The Story
Why it exists.
The beginning
Maison Alhambra built its catalog on a single idea: the knowledge to recognize quality shouldn't require a trust fund. Jorge Di Profumo Aqua, launched in 2022, applies that principle to one of the most copied fragrance concepts in modern perfumery, the aquatic-citrus archetype that defined a generation of men's scent. The brief wasn't invention. It was distillation.

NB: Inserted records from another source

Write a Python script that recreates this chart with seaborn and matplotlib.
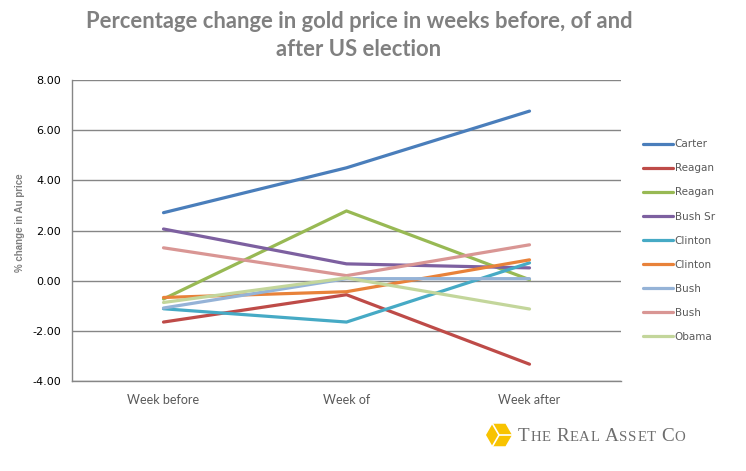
import matplotlib
matplotlib.use("Agg")
import matplotlib.pyplot as plt
import seaborn as sns
import pandas as pd
import math
from matplotlib.patches import Polygon
from matplotlib.lines import Line2D

categories = ["Week before", "Week of", "Week after"]
series_names = ["Carter", "Reagan", "Reagan", "Bush Sr", "Clinton", "Clinton", "Bush", "Bush", "Obama"]
carter = [2.71, 4.50, 6.76]
reagan_1 = [-1.65, -0.56, -3.33]
reagan_2 = [-0.73, 2.78, 0.04]
bush_sr = [2.06, 0.67, 0.51]
clinton_1 = [-1.12, -1.65, 0.71]
clinton_2 = [-0.67, -0.44, 0.83]
bush_1 = [-1.09, 0.08, 0.08]
bush_2 = [1.31, 0.20, 1.43]
obama = [-0.87, 0.11, -1.13]
colors = ["#4A7EBB", "#BE4B48", "#98B954", "#7D60A0", "#46AAC5",
          "#E8823A", "#95B3D7", "#D99694", "#C3D69B"]
yticks = [-4, -2, 0, 2, 4, 6, 8]

all_series = [carter, reagan_1, reagan_2, bush_sr, clinton_1, clinton_2, bush_1, bush_2, obama]
rows = []
for i, (name, vals) in enumerate(zip(series_names, all_series)):
    key = f"{i}_{name}"
    for c, v in zip(categories, vals):
        rows.append({"series": key, "week": c, "value": v})
df = pd.DataFrame(rows)
keys = [f"{i}_{n}" for i, n in enumerate(series_names)]

sns.set_theme(style="white")
W, H = 746, 471
fig = plt.figure(figsize=(W / 100, H / 100), dpi=100)
ax = fig.add_axes([72 / W, 1 - 381 / H, (621 - 72) / W, (381 - 80) / H])

sns.lineplot(data=df, x="week", y="value", hue="series", hue_order=keys,
             palette=dict(zip(keys, colors)), linewidth=2.3, ax=ax,
             legend=False, sort=False)

ax.set_xlim(-0.5, 2.5)
ax.set_ylim(-4, 8)
ax.set_yticks(yticks)
ax.set_yticklabels([f"{t:.2f}" for t in yticks], fontsize=8, color="#000000",
                   family="DejaVu Sans")
ax.set_xticks(range(3))
ax.set_xticklabels(categories, fontsize=9, color="#595959", family="Lato")
ax.tick_params(axis="x", length=0, pad=9)
ax.tick_params(axis="y", length=0, pad=8)
ax.yaxis.grid(True, color="#868686", linewidth=1)
ax.set_axisbelow(True)
for s in ["top", "right"]:
    ax.spines[s].set_visible(False)
for s in ["left", "bottom"]:
    ax.spines[s].set_color("#868686")
    ax.spines[s].set_linewidth(1)
ax.set_xlabel("")
ax.set_ylabel("")

fig.text(20 / W, 1 - 223 / H, "% change in Au price", rotation=90, ha="center",
         va="center", fontsize=7, color="#7F7F7F", fontweight="bold",
         family="Liberation Sans")

fig.text(359 / W, 1 - 21 / H, "Percentage change in gold price in weeks before, of and",
         ha="center", va="center", fontsize=15.8, fontweight="bold",
         color="#808080", family="Lato")
fig.text(359 / W, 1 - 49 / H, "after US election",
         ha="center", va="center", fontsize=15.8, fontweight="bold",
         color="#808080", family="Lato")

# legend
handles = [Line2D([0], [0], color=c, linewidth=2.3) for c in colors]
ax.legend(handles, series_names, loc="upper left",
          bbox_to_anchor=(634 / W, 1 - 130 / H), bbox_transform=fig.transFigure,
          frameon=False, handlelength=2.8, handletextpad=0.2,
          labelspacing=1.35, labelcolor="#595959", prop={"family": "DejaVu Sans", "size": 7.5})

# logo
lax = fig.add_axes([0, 0, 1, 1], facecolor="none")
lax.set_xlim(0, W)
lax.set_ylim(H, 0)
lax.axis("off")
cx, cy, r = 499, 435, 13
pts = [(cx + r * math.cos(math.radians(a)), cy + r * math.sin(math.radians(a)))
       for a in [0, 60, 120, 180, 240, 300]]
lax.add_patch(Polygon(pts, closed=True, facecolor="#F8C300", edgecolor="none"))
for vx, vy in [pts[4], pts[0], pts[2]]:
    lax.plot([cx, vx], [cy, vy], color="white", linewidth=1.2)

fig.canvas.draw()
renderer = fig.canvas.get_renderer()
x = 518
for wi, word in enumerate(["THE", "REAL", "ASSET", "CO"]):
    for li, ch in enumerate(word):
        size = 13.8 if li == 0 else 10.6
        t = lax.text(x, 441, ch, fontsize=size, color="#6E6E6E",
                     family="Liberation Serif", ha="left", va="baseline")
        bb = t.get_window_extent(renderer)
        x += bb.width + 0.6
    x += 5

fig.savefig("out.png", dpi=100)
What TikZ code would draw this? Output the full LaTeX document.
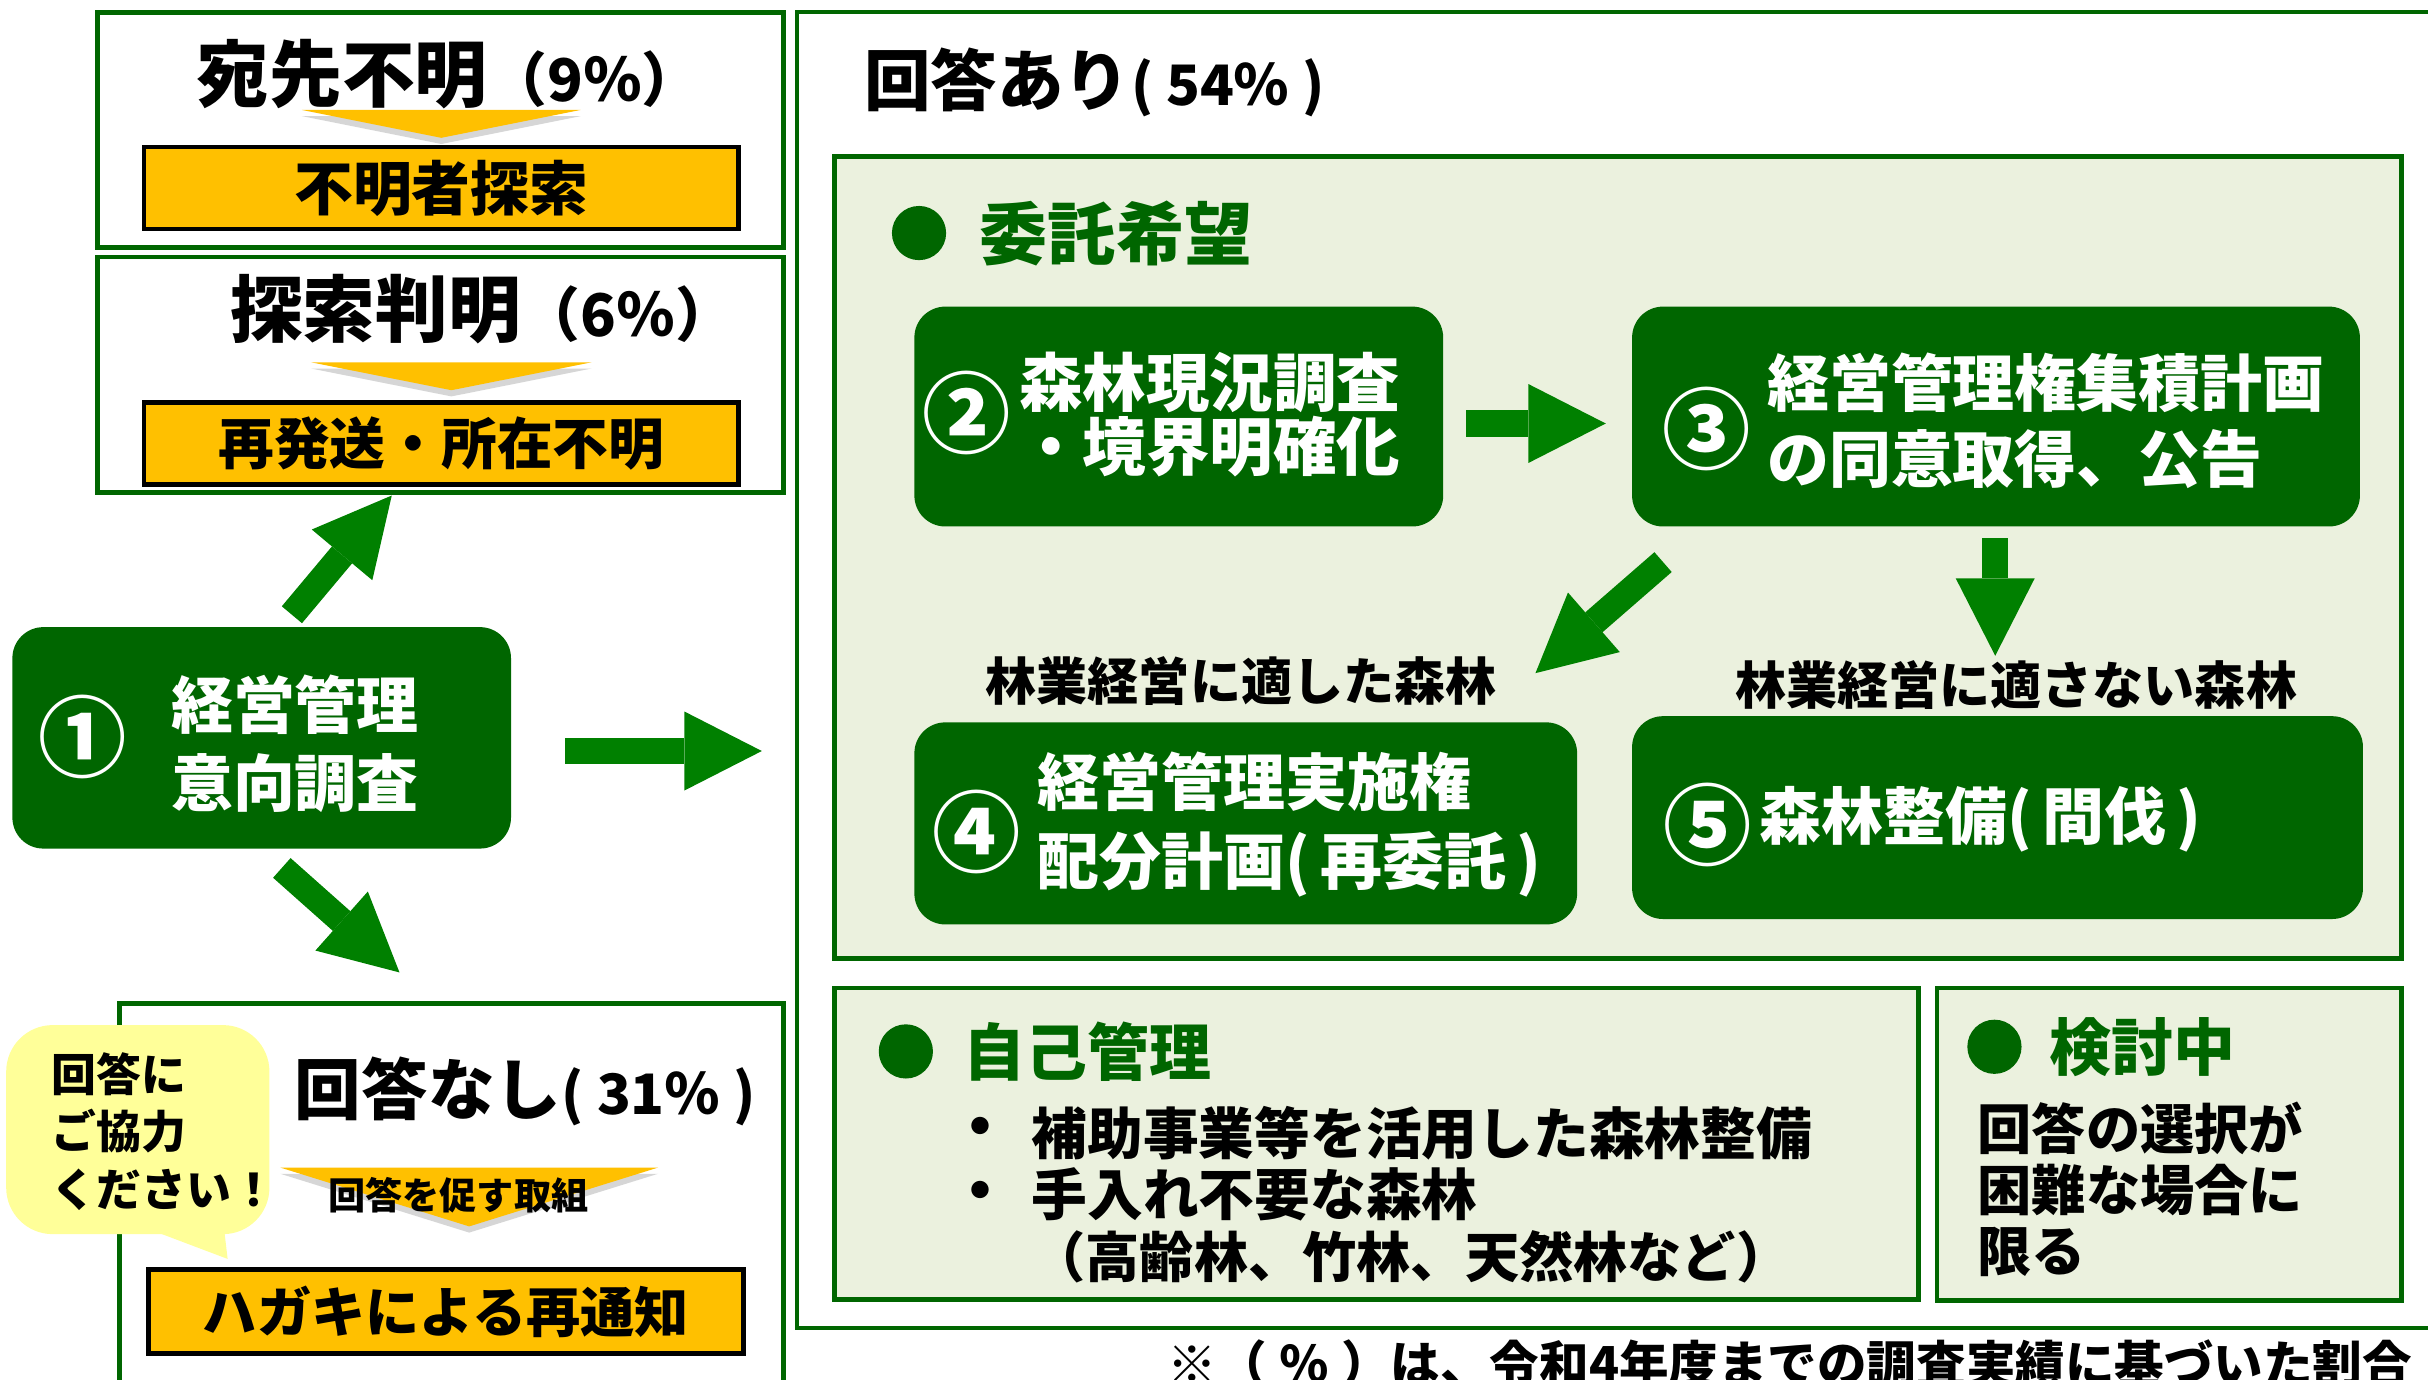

The structure tells you everything about the intent. A citrus explosion up top, six notes deep, bergamot anchoring the brightness with neroli's bitter floral edge. Then the marine heart, heavy on calone, the synthetic compound that gives aquatic fragrances their wet, ozonic character. What makes it work is the cedar-white musk base pulling everything skinward rather than letting it float off into projection theater. This isn't a fragrance that announces itself across the room. It waits until you're close enough to matter.
The evolution
The citrus doesn't ease in. Neroli and bergamot hit immediately, bright, sharp, the kind of opening that catches attention before the top notes have fully formed. Lime follows within minutes, warming the sharpness into something rounder. Mandarin appears, then retreats. The citrus parade lasts maybe twenty minutes before the marine takes command. Calone floods the composition, that wet-stone aquatic note settling in like the moment after a wave pulls back from warm sand. Rosemary and violet arrive quietly in the heart, adding a herbal-green undertone that keeps the marine from reading flat or synthetic. The cedar doesn't announce itself, it materializes around the ninety-minute mark, dry and woody, threading through the white musk. Oakmoss lingers last, close and skin-warm, detectable on fabric well into the next morning if you catch the collar of a shirt sprayed the night before.
Cultural impact
The inspired fragrance market exists in a curious space, neither counterfeit nor truly original, but somewhere in between that asks fundamental questions about what we pay for when we pay for luxury scent. Maison Alhambra sits at the center of that conversation, and Jorge Di Profumo Aqua is a direct participant. The fragrance community rates it at 7.9 for scent quality and 8.6 for value, numbers that tell you exactly who this is for. The person who knows the original, knows the price difference, and decides the brand name on the bottle matters less than the juice inside. It's a smart, considered choice. Nothing scandalous about it.